The Option it is talking about is the name of the virtual machine.
I accomplished this by running the following commands.
[root@gwdt ~]# virsh
Welcome to virsh, the virtualization interactive terminal.
Type: ‘help’ for help with commands
‘quit’ to quit
virsh # managedsave-remove win7
Removed managedsave image for domain win7
virsh #
***** win7 is the name of the virtual that would not resume.
July 13, 2012 at 10:16 pm
Thank you very much !! You saved my 3 VM
July 13, 2012 at 7:17 am
I should have mentioned RHEL 6.3
July 13, 2012 at 7:10 am
Hi, I ran into this problem with a RHEL machine at work. Thank you for the fix.
I did run into an issue trying to run the fix:
error: command ‘managedsave-remove’ requires option
I am still researching it. Will let you know if I find it. Thanks!
July 11, 2012 at 7:53 pm
Thank you! Panic mode over.
July 1, 2012 at 11:09 am
Ran into this same issue as well while setting up Spacewalk. Very glad I don’t have to start from a previous snapshot or from scratch! Nice find!
June 5, 2012 at 12:52 pm
Thanks John.!
It solved my issue on 2 different scenarios. It happened when I reset my KVM hosts (gracefully) but after reboot the VM’s doesn’t come up. My questioned is if you say its corrupted how could we possible retrieve the corrupted VM ? so it not the data corruption ?
June 5, 2012 at 4:37 pm
Excellent!

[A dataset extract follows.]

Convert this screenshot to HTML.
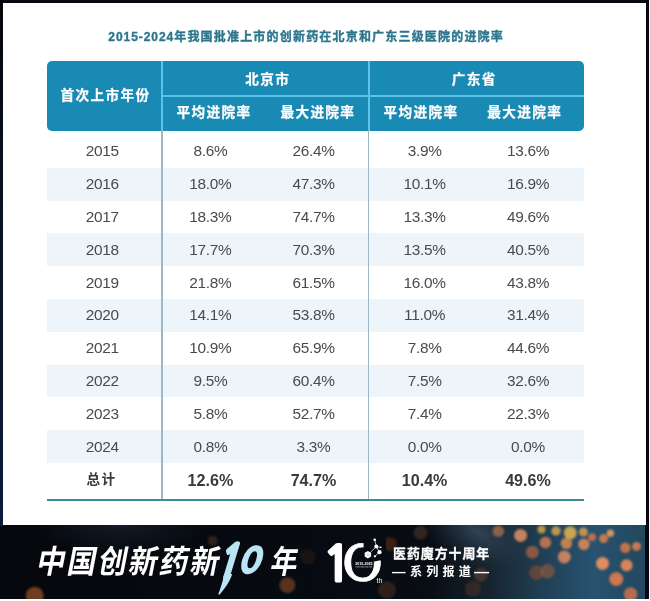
<!DOCTYPE html>
<html lang="zh-CN"><head><meta charset="utf-8"><title>创新药进院率</title>
<style>
html,body{margin:0;padding:0}
body{width:650px;height:601px;overflow:hidden;background:#fff;position:relative;
font-family:"Liberation Sans","Noto Sans CJK SC",sans-serif;color:#4a4a4a}
#frame{position:absolute;left:0;top:0;width:649px;height:599px;background:#060911;overflow:hidden}
#card{position:absolute;left:3px;top:3px;width:643px;height:522px;background:#fff}
#title{position:absolute;left:108.3px;top:27px;letter-spacing:1.19px;font-size:12px;font-weight:bold;color:#2b768d;-webkit-text-stroke:0.35px #2b768d;white-space:nowrap;line-height:20px}
#tnum{letter-spacing:0.95px}
#thead{position:absolute;left:47px;top:61px;width:536.5px;height:69.5px;background:#198ab4;border-radius:5px}
#thead .h{position:absolute;color:#fff;font-weight:bold;font-size:13.6px;letter-spacing:1.4px;margin-left:0.7px;-webkit-text-stroke:0.25px #fff;white-space:nowrap;transform:translate(-50%,-50%);line-height:20px}
#thead .vl{position:absolute;top:0;width:2px;height:69.5px;background:#5cc4ea}
#thead .hl{position:absolute;left:115px;right:0;top:34px;height:2px;background:#5cc4ea}
.row{position:absolute;left:47px;width:536.5px;height:32.8px;font-size:15.4px;letter-spacing:-0.3px}
.row.alt{background:#edf5fb}
.row span{position:absolute;top:0.4px;width:80px;text-align:center;line-height:32.8px;white-space:nowrap}
.row.tot{font-weight:bold;color:#3a3a3a;font-size:16.1px;letter-spacing:0}
.row.tot span{top:1.2px}
.row.tot span:first-child{font-size:13.6px;letter-spacing:1.45px;margin-left:-0.6px;top:1.1px}
.vline{position:absolute;top:130px;width:1.8px;height:369px;background:#9bb9c5}
#bline{position:absolute;left:47px;top:498.5px;width:536.5px;height:2px;background:#3d8d94}
#bt{position:absolute;left:33.2px;top:540px;color:#fff;font-size:32px;font-weight:700;letter-spacing:2.2px;white-space:nowrap;transform:skewX(-11deg) scaleX(0.9);transform-origin:left bottom;line-height:44px}
#nian{position:absolute;left:266.6px;top:540px;color:#fff;font-size:32px;font-weight:700;transform:skewX(-11deg) scaleX(0.84);transform-origin:left bottom;line-height:44px}
#b1,#b0{position:absolute;color:#b9e5f4;line-height:1;white-space:nowrap;transform-origin:left bottom;font-family:"WenQuanYi Zen Hei","Liberation Sans",sans-serif}
#b1{left:211.5px;top:539px;font-size:46px;font-family:"NanumGothic","Liberation Sans",sans-serif;font-weight:bold;transform:skewX(-17deg) scaleX(0.8);-webkit-text-stroke:3.2px #b9e5f4}
#b0{left:236.8px;top:542.2px;font-size:36px;transform:skewX(-17deg) scaleX(0.9);-webkit-text-stroke:3.6px #b9e5f4}
#l1,#l0{position:absolute;color:#fff;line-height:1;white-space:nowrap;transform-origin:left bottom;font-family:"WenQuanYi Zen Hei","Liberation Sans",sans-serif}
#l1{left:322.3px;top:538.5px;font-size:49.5px;font-family:"NanumGothic","Liberation Sans",sans-serif;font-weight:bold;-webkit-text-stroke:2px #fff}
#l0{left:342.2px;top:535.6px;font-size:54px;transform:scaleX(1.27);-webkit-text-stroke:0.6px #fff}
#lg1{position:absolute;left:393px;top:543.7px;color:#fff;font-size:12.9px;letter-spacing:1.0px;-webkit-text-stroke:0.3px #fff;font-weight:bold;white-space:nowrap;line-height:20px}
#lg2{position:absolute;left:392.4px;top:561.5px;color:#fff;font-size:12.1px;font-weight:bold;white-space:nowrap;line-height:20px;letter-spacing:4.1px}
#lg2 i{font-style:normal;display:inline-block;transform:scaleX(1.12);}
</style></head><body>
<div id="frame">
<svg id="bg" width="649" height="75" viewBox="0 0 649 75" style="position:absolute;left:0;top:524px">
<defs>
<linearGradient id="g1" x1="0" x2="1" y1="0" y2="0">
<stop offset="0" stop-color="#05070c"/><stop offset="0.66" stop-color="#080c13"/><stop offset="0.76" stop-color="#17242f"/><stop offset="0.84" stop-color="#213f55"/><stop offset="0.92" stop-color="#285270"/><stop offset="1" stop-color="#23485f"/>
</linearGradient>
<radialGradient id="g2" gradientUnits="userSpaceOnUse" cx="478" cy="8" r="70" gradientTransform="translate(478 8) rotate(28) scale(1 0.5) translate(-478 -8)">
<stop offset="0" stop-color="#3a5064" stop-opacity="0.75"/><stop offset="0.5" stop-color="#2a3e50" stop-opacity="0.4"/><stop offset="1" stop-color="#1a2a38" stop-opacity="0"/>
</radialGradient>
<radialGradient id="g3" gradientUnits="userSpaceOnUse" cx="120" cy="0" r="90" gradientTransform="translate(120 0) scale(1 0.35) translate(-120 0)">
<stop offset="0" stop-color="#1a2838" stop-opacity="0.6"/><stop offset="1" stop-color="#1a2838" stop-opacity="0"/>
</radialGradient>
<filter id="bl"><feGaussianBlur stdDeviation="1.0"/></filter>
</defs>
<rect width="645" height="75" fill="url(#g1)"/>
<rect width="645" height="75" fill="url(#g2)"/>
<rect width="645" height="75" fill="url(#g3)"/>
<g filter="url(#bl)">
<circle cx="498.3" cy="7.2" r="5.8" fill="#a86a4a" opacity="0.8"/>
<circle cx="520.6" cy="11.4" r="6.5" fill="#d88a60" opacity="0.9"/>
<circle cx="541.5" cy="5.4" r="4" fill="#c8a040" opacity="0.9"/>
<circle cx="556" cy="7" r="4.7" fill="#d0a050" opacity="0.9"/>
<circle cx="570.3" cy="8.8" r="6.5" fill="#d8b050" opacity="0.9"/>
<circle cx="583.4" cy="8" r="4.5" fill="#d09a50" opacity="0.9"/>
<circle cx="592" cy="13.3" r="4" fill="#d07050" opacity="0.9"/>
<circle cx="603.6" cy="14.6" r="4.5" fill="#d88050" opacity="0.9"/>
<circle cx="610.4" cy="9.3" r="3.7" fill="#e0a060" opacity="0.9"/>
<circle cx="545.4" cy="18.5" r="5.8" fill="#c87850" opacity="0.9"/>
<circle cx="566.4" cy="19.3" r="5.8" fill="#d08850" opacity="0.9"/>
<circle cx="583.9" cy="20.3" r="5.8" fill="#d88858" opacity="0.9"/>
<circle cx="532.4" cy="28.2" r="6.5" fill="#a06048" opacity="0.8"/>
<circle cx="564.3" cy="32.9" r="6.5" fill="#d08860" opacity="0.9"/>
<circle cx="625.3" cy="23.7" r="5.2" fill="#d07848" opacity="0.9"/>
<circle cx="636.5" cy="22.4" r="4.5" fill="#d88050" opacity="0.9"/>
<circle cx="602.5" cy="39.4" r="6.5" fill="#e89060" opacity="0.95"/>
<circle cx="626.6" cy="41.3" r="6" fill="#e08858" opacity="0.95"/>
<circle cx="536.3" cy="48.6" r="7.3" fill="#7a4838" opacity="0.7"/>
<circle cx="547.5" cy="47.3" r="7.3" fill="#8a5840" opacity="0.7"/>
<circle cx="616.2" cy="55.1" r="7" fill="#d87850" opacity="0.95"/>
<circle cx="630.6" cy="70" r="6.8" fill="#c87050" opacity="0.9"/>
<circle cx="34.7" cy="71.7" r="9" fill="#8a4a28" opacity="0.8"/>
<circle cx="287.4" cy="61.2" r="8" fill="#7a4428" opacity="0.7"/>
<circle cx="212.8" cy="16.7" r="5" fill="#5a3a28" opacity="0.5"/>
<circle cx="390" cy="20" r="7" fill="#6a3418" opacity="0.5"/>
<circle cx="420.5" cy="8.8" r="7" fill="#7a5238" opacity="0.35"/>
<circle cx="307.7" cy="33" r="8" fill="#6a3a20" opacity="0.18"/>
<circle cx="387" cy="66" r="9" fill="#6a4028" opacity="0.4"/>
<circle cx="480.8" cy="50.8" r="7" fill="#7a4a30" opacity="0.45"/>
<circle cx="473" cy="64.8" r="8" fill="#6a4028" opacity="0.35"/>
</g>
</svg>
<div style="position:absolute;left:0;top:0;width:3px;height:526px;background:linear-gradient(#04060b,#0a1224 40%,#0c1a3c)"></div>
<div id="card"></div>
<div id="title"><span id="tnum">2015-2024</span>年我国批准上市的创新药在北京和广东三级医院的进院率</div>
<div id="thead">
<div class="vl" style="left:114px"></div><div class="vl" style="left:320.5px"></div><div class="hl"></div>
<div class="h" style="left:57.8px;top:34.5px">首次上市年份</div>
<div class="h" style="left:220px;top:18.5px">北京市</div>
<div class="h" style="left:426.5px;top:18.5px">广东省</div>
<div class="h" style="left:166.3px;top:52.2px">平均进院率</div>
<div class="h" style="left:270.2px;top:52.2px">最大进院率</div>
<div class="h" style="left:373.4px;top:52.2px">平均进院率</div>
<div class="h" style="left:477px;top:52.2px">最大进院率</div>
</div>
<div class="row" style="top:135.00px">
<span style="left:15.2px">2015</span>
<span style="left:123.4px">8.6%</span>
<span style="left:226.5px">26.4%</span>
<span style="left:337.6px">3.9%</span>
<span style="left:441.0px">13.6%</span>
</div>
<div class="row alt" style="top:167.80px">
<span style="left:15.2px">2016</span>
<span style="left:123.4px">18.0%</span>
<span style="left:226.5px">47.3%</span>
<span style="left:337.6px">10.1%</span>
<span style="left:441.0px">16.9%</span>
</div>
<div class="row" style="top:200.60px">
<span style="left:15.2px">2017</span>
<span style="left:123.4px">18.3%</span>
<span style="left:226.5px">74.7%</span>
<span style="left:337.6px">13.3%</span>
<span style="left:441.0px">49.6%</span>
</div>
<div class="row alt" style="top:233.40px">
<span style="left:15.2px">2018</span>
<span style="left:123.4px">17.7%</span>
<span style="left:226.5px">70.3%</span>
<span style="left:337.6px">13.5%</span>
<span style="left:441.0px">40.5%</span>
</div>
<div class="row" style="top:266.20px">
<span style="left:15.2px">2019</span>
<span style="left:123.4px">21.8%</span>
<span style="left:226.5px">61.5%</span>
<span style="left:337.6px">16.0%</span>
<span style="left:441.0px">43.8%</span>
</div>
<div class="row alt" style="top:299.00px">
<span style="left:15.2px">2020</span>
<span style="left:123.4px">14.1%</span>
<span style="left:226.5px">53.8%</span>
<span style="left:337.6px">11.0%</span>
<span style="left:441.0px">31.4%</span>
</div>
<div class="row" style="top:331.80px">
<span style="left:15.2px">2021</span>
<span style="left:123.4px">10.9%</span>
<span style="left:226.5px">65.9%</span>
<span style="left:337.6px">7.8%</span>
<span style="left:441.0px">44.6%</span>
</div>
<div class="row alt" style="top:364.60px">
<span style="left:15.2px">2022</span>
<span style="left:123.4px">9.5%</span>
<span style="left:226.5px">60.4%</span>
<span style="left:337.6px">7.5%</span>
<span style="left:441.0px">32.6%</span>
</div>
<div class="row" style="top:397.40px">
<span style="left:15.2px">2023</span>
<span style="left:123.4px">5.8%</span>
<span style="left:226.5px">52.7%</span>
<span style="left:337.6px">7.4%</span>
<span style="left:441.0px">22.3%</span>
</div>
<div class="row alt" style="top:430.20px">
<span style="left:15.2px">2024</span>
<span style="left:123.4px">0.8%</span>
<span style="left:226.5px">3.3%</span>
<span style="left:337.6px">0.0%</span>
<span style="left:441.0px">0.0%</span>
</div>
<div class="row tot" style="top:463.00px">
<span style="left:15.2px">总计</span>
<span style="left:123.4px">12.6%</span>
<span style="left:226.5px">74.7%</span>
<span style="left:337.6px">10.4%</span>
<span style="left:441.0px">49.6%</span>
</div>
<div class="vline" style="left:161.1px"></div>
<div class="vline" style="left:367.6px"></div>
<div id="bline"></div>
<div id="bt">中国创新药新</div>
<div id="nian">年</div>
<svg width="70" height="65" viewBox="0 0 70 65" style="position:absolute;left:205px;top:535px">
<path d="M19.3 39 L27.2 39 C25.5 45 21 52.5 14.4 59.8 L13.3 59.2 C16 52 18 45.5 19.3 39 Z" fill="#b9e5f4"/>
</svg>
<div id="b1">1</div><div id="b0">0</div>
<div id="l1">1</div><div id="l0">0</div>
<svg width="70" height="65" viewBox="0 0 70 65" style="position:absolute;left:320px;top:535px">
<path d="M43.6 28.6 L43.6 4 L66 4 L66 24.2 Z" fill="#070a11"/>
<path d="M50.5 17.2 L56.3 11.6 M56.3 11.6 L54.7 4.8 M56.3 11.6 L59.5 17.2 M59.5 17.2 L54.9 21.3 M56.3 11.6 L60.8 12.4" stroke="#fff" stroke-width="0.7" fill="none"/>
<path d="M47.90 16.00 L51.10 17.85 L51.10 21.55 L47.90 23.40 L44.70 21.55 L44.70 17.85 Z" fill="#fbfbfb"/>
<path d="M46.6 19.7 H49.2 M47.9 18.4 V21" stroke="#b5b5b5" stroke-width="0.5"/>
<circle cx="56.3" cy="11.6" r="2" fill="#fff"/>
<circle cx="54.7" cy="4.8" r="1.3" fill="#fff"/>
<circle cx="59.5" cy="17.2" r="2.1" fill="#fff"/>
<circle cx="54.9" cy="21.3" r="1.1" fill="#fff"/>
<circle cx="60.8" cy="12.4" r="0.8" fill="#fff"/>
<text x="43.8" y="30" font-size="3.6" fill="#fff" text-anchor="middle" font-family="Liberation Sans, sans-serif" font-weight="bold">2015-2025</text>
<path d="M35.6 31.9 H52" stroke="#ddd" stroke-width="0.9" stroke-dasharray="0.8 0.5" fill="none"/>
<text x="56.5" y="48.2" font-size="6.8" fill="#fff" font-family="Liberation Sans, sans-serif">th</text>
</svg>
<div id="lg1">医药魔方十周年</div>
<div id="lg2"><i style="transform-origin:left center;margin-right:1.5px">—</i>系列报道<i style="transform-origin:left center;letter-spacing:0;margin-left:-0.9px;transform:scaleX(1.25)">—</i></div>
</div>
</body></html>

I’m glad to hear I’ve saved other people time and pain. 🙂
My (limited technical) understanding is that that saved (suspended) session information is corrupted, but the VM’s main disk and machine configuration is not–kind of like if you suspend a notebook and the suspended session doesn’t resume. After a hard reset the notebook boots normally again but that session is lost.
June 4, 2012 at 12:17 am
Thanks this was my problem.
you fixed it and iam very happy now 🙂
April 12, 2012 at 6:58 pm
Thank you! Good thing I landed here searching for a fix.

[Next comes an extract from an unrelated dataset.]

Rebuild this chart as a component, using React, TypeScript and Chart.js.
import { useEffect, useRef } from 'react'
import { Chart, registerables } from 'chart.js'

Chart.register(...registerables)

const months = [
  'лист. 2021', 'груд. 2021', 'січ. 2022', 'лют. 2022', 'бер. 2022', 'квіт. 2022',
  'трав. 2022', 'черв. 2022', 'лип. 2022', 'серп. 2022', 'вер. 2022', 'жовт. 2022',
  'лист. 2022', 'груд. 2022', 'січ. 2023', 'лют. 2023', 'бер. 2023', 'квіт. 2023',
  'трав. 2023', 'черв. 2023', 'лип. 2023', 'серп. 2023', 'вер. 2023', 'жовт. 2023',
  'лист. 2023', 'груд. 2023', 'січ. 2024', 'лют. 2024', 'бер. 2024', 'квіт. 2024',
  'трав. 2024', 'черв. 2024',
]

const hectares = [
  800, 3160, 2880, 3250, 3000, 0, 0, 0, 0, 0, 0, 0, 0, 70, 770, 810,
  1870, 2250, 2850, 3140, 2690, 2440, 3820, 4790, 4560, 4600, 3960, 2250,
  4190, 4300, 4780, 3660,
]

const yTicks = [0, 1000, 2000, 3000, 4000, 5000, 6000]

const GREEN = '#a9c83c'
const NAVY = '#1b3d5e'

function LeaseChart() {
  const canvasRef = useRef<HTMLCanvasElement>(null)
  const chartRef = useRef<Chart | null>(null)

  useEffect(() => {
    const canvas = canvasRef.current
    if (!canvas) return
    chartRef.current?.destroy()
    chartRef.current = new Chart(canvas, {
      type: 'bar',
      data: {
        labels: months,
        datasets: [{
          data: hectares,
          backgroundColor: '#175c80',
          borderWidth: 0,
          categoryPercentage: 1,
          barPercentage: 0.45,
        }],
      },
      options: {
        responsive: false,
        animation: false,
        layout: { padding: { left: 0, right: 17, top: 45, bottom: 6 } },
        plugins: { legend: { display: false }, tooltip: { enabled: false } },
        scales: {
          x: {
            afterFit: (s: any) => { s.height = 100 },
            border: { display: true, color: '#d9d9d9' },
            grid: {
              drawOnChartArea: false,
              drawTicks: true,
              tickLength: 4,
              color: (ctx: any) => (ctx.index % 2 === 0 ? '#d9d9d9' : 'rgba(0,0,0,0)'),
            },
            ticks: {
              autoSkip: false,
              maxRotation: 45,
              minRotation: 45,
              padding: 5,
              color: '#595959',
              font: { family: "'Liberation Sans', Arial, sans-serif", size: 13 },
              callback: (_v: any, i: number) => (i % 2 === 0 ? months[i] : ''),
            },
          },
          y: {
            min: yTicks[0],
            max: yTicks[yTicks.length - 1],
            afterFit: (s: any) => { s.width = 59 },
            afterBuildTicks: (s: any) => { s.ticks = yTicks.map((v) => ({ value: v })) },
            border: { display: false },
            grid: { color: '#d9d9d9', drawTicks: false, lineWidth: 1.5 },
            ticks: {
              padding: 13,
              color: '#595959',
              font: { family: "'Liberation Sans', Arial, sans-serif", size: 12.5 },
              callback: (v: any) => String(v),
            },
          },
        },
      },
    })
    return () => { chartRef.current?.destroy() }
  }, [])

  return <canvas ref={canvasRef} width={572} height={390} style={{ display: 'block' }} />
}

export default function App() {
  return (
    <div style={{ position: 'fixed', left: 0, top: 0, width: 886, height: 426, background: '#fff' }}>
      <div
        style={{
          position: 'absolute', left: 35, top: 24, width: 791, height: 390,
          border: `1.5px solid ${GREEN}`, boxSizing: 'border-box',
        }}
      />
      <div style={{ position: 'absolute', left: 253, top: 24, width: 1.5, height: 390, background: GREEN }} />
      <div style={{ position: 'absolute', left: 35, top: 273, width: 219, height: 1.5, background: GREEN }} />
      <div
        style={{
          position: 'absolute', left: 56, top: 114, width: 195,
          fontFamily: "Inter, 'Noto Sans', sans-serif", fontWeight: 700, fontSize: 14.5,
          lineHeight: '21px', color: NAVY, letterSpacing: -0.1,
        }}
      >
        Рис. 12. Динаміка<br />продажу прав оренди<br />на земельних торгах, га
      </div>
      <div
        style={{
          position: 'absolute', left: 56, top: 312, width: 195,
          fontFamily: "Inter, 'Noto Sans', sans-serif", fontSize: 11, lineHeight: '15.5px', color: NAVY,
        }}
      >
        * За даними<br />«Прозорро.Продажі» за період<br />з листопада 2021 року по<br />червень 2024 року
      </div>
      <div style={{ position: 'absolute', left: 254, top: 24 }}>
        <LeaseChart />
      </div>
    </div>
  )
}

January 28, 2012 at 10:04 am
I was able to solve this issue within minutes thanks to your post 😉
January 30, 2012 at 7:19 am
I’m glad! That’s why I like to post stuff like this, so other people don’t have to experience as much pain and frustration as I did.
November 28, 2011 at 5:49 am
THANK YOU. Busy setting up a demo for an exhibition and had this error – last thing you want to see when you have 2 hours left to set up!!